** start **

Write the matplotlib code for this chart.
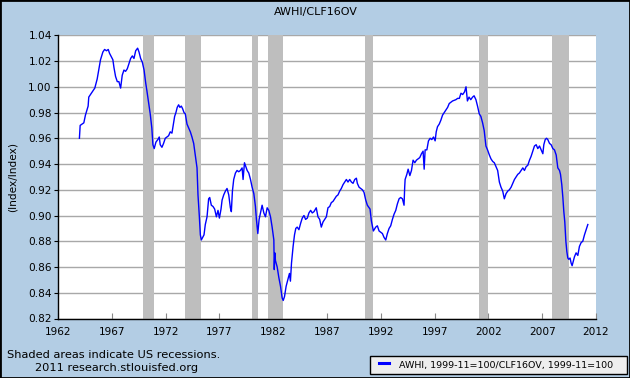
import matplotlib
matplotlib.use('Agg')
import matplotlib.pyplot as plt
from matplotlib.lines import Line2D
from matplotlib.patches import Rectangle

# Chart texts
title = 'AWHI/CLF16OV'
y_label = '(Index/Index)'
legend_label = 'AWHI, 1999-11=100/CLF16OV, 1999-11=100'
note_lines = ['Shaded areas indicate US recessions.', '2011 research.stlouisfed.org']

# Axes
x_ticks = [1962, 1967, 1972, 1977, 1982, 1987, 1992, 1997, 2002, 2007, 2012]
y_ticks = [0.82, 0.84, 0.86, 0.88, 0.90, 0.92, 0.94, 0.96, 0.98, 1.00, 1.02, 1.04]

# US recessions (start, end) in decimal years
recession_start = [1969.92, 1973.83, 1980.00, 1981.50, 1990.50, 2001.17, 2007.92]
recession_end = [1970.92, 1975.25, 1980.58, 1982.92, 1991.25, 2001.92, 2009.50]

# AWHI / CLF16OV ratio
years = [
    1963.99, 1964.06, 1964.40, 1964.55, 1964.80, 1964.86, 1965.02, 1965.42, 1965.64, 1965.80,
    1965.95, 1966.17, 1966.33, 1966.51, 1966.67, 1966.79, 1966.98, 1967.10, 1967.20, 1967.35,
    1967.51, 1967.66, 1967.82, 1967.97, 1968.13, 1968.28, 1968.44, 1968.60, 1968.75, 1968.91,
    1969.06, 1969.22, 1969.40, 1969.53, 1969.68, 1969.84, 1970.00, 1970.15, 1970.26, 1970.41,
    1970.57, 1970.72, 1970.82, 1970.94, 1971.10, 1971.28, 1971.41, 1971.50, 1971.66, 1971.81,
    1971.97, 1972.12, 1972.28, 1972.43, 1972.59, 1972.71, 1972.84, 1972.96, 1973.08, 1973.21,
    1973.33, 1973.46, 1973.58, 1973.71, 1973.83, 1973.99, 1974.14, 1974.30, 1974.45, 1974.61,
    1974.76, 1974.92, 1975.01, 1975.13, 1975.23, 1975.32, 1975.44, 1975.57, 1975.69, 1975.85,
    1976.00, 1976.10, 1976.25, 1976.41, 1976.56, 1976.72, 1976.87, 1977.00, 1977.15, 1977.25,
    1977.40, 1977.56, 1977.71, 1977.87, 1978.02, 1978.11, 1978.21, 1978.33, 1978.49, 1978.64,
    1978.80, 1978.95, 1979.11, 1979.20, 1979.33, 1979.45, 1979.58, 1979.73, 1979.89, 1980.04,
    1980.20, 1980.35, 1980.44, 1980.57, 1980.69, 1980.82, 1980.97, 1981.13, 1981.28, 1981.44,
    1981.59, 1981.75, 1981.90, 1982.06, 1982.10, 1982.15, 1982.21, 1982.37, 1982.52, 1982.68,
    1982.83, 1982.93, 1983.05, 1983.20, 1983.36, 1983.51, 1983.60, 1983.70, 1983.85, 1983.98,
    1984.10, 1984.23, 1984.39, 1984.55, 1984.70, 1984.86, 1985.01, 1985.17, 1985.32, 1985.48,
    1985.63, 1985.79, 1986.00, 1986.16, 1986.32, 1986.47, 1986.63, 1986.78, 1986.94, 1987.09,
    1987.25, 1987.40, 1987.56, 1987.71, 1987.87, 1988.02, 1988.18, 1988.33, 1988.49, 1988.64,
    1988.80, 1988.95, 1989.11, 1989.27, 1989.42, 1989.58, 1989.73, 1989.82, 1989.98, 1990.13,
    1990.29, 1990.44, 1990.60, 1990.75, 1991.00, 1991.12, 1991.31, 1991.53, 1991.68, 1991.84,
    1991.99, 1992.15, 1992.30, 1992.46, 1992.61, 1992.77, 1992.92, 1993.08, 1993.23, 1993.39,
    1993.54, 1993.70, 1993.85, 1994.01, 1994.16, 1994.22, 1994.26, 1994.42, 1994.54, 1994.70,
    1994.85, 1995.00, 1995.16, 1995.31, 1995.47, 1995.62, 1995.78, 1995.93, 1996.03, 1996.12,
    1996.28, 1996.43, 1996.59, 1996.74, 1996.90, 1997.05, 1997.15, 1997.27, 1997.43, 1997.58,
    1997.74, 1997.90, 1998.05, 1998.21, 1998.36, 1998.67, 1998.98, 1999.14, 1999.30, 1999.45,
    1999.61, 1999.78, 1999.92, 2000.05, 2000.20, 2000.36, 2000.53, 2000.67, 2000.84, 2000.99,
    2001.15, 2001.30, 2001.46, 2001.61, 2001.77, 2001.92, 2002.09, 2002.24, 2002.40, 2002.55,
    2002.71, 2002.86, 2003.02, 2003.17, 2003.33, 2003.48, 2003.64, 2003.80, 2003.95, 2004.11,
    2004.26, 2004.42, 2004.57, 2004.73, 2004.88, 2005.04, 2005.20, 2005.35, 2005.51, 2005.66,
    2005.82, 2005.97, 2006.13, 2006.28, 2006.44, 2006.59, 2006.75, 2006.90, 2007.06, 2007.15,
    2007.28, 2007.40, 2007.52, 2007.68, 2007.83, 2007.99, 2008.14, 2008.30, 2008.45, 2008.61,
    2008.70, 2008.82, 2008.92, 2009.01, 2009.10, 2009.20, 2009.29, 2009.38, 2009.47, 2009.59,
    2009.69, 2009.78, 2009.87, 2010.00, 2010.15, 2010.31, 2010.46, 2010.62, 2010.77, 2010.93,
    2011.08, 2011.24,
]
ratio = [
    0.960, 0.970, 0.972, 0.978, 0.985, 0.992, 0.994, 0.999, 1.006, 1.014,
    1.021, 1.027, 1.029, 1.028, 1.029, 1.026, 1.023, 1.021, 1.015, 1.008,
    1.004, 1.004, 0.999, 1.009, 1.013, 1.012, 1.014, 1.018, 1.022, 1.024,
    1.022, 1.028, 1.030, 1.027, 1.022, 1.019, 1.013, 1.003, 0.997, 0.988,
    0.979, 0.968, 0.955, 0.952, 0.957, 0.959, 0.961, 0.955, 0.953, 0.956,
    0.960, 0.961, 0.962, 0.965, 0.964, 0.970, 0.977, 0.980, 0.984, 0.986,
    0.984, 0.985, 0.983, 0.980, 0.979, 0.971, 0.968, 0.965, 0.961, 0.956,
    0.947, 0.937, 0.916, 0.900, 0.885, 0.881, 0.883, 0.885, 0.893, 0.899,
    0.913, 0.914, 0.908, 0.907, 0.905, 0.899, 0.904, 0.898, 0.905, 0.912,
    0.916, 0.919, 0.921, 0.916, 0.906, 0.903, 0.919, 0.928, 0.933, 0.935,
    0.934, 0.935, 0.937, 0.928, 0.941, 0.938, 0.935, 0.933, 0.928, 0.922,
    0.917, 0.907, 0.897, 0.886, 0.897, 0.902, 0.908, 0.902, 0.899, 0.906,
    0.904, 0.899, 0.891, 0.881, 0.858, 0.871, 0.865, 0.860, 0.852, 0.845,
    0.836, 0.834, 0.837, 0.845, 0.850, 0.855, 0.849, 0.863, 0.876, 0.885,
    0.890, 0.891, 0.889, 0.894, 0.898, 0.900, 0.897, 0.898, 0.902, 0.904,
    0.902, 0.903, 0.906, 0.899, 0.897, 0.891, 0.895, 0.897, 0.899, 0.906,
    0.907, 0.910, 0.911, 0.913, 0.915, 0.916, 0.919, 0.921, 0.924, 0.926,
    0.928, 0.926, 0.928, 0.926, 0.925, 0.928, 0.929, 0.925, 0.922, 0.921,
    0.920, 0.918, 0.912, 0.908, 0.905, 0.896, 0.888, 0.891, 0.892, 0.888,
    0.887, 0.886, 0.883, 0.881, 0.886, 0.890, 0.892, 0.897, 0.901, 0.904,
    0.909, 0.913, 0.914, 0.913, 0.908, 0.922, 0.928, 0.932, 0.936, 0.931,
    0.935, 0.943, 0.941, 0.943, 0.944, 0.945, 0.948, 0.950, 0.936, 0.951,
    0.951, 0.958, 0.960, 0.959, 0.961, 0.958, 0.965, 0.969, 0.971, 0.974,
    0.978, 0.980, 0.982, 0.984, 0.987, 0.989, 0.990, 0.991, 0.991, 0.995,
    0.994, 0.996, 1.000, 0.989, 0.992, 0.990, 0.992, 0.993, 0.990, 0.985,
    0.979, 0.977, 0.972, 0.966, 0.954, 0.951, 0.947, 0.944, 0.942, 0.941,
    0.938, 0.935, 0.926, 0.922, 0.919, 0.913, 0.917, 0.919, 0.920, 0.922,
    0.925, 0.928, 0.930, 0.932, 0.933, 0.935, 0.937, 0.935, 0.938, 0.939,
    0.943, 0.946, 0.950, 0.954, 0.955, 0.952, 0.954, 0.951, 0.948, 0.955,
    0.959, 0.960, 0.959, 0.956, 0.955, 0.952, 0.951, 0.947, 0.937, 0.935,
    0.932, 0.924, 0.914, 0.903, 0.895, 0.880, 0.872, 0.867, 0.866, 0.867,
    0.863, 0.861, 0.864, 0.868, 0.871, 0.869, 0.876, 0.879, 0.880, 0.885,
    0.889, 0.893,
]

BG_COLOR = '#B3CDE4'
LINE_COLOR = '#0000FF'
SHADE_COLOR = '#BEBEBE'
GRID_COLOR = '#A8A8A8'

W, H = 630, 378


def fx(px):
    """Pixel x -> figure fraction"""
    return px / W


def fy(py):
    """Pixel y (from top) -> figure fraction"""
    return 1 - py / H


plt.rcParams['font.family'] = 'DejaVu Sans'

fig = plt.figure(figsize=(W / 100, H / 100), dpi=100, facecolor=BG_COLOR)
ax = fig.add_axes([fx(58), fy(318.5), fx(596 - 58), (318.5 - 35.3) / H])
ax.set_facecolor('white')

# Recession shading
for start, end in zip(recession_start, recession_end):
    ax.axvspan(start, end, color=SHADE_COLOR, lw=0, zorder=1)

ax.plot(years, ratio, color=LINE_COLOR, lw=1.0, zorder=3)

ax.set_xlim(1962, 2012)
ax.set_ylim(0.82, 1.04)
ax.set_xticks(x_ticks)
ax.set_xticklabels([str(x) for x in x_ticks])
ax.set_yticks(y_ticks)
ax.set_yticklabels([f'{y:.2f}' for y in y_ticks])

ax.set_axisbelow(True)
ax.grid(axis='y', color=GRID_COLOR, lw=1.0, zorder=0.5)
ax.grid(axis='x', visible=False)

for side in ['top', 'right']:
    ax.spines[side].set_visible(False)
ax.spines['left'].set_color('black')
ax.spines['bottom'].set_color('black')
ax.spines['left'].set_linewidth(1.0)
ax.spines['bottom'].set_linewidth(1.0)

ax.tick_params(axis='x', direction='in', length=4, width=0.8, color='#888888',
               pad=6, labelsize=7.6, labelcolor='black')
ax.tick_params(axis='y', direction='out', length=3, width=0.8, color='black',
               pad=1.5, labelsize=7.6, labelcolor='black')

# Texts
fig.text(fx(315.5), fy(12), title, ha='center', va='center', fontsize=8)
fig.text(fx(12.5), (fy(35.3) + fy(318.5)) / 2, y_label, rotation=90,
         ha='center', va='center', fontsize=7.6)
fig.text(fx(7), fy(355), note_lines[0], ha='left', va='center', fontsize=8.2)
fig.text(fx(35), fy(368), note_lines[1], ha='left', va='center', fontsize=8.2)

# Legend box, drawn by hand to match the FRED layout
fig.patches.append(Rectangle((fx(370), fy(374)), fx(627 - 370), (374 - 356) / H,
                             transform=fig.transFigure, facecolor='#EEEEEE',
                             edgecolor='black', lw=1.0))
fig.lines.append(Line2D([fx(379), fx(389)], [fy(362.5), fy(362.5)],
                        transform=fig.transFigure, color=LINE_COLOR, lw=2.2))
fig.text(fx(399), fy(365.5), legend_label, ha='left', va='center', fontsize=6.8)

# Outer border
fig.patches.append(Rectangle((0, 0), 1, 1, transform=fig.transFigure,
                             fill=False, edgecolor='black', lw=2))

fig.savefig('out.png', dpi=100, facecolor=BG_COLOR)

** end **

▸ Written problem:
From the first line above to the line containing "1991.25, 2001.92, 2009.50]", repeat each line exactly. Pictures stay out.

▸ Problem solution:
Write the matplotlib code for this chart.
import matplotlib
matplotlib.use('Agg')
import matplotlib.pyplot as plt
from matplotlib.lines import Line2D
from matplotlib.patches import Rectangle

# Chart texts
title = 'AWHI/CLF16OV'
y_label = '(Index/Index)'
legend_label = 'AWHI, 1999-11=100/CLF16OV, 1999-11=100'
note_lines = ['Shaded areas indicate US recessions.', '2011 research.stlouisfed.org']

# Axes
x_ticks = [1962, 1967, 1972, 1977, 1982, 1987, 1992, 1997, 2002, 2007, 2012]
y_ticks = [0.82, 0.84, 0.86, 0.88, 0.90, 0.92, 0.94, 0.96, 0.98, 1.00, 1.02, 1.04]

# US recessions (start, end) in decimal years
recession_start = [1969.92, 1973.83, 1980.00, 1981.50, 1990.50, 2001.17, 2007.92]
recession_end = [1970.92, 1975.25, 1980.58, 1982.92, 1991.25, 2001.92, 2009.50]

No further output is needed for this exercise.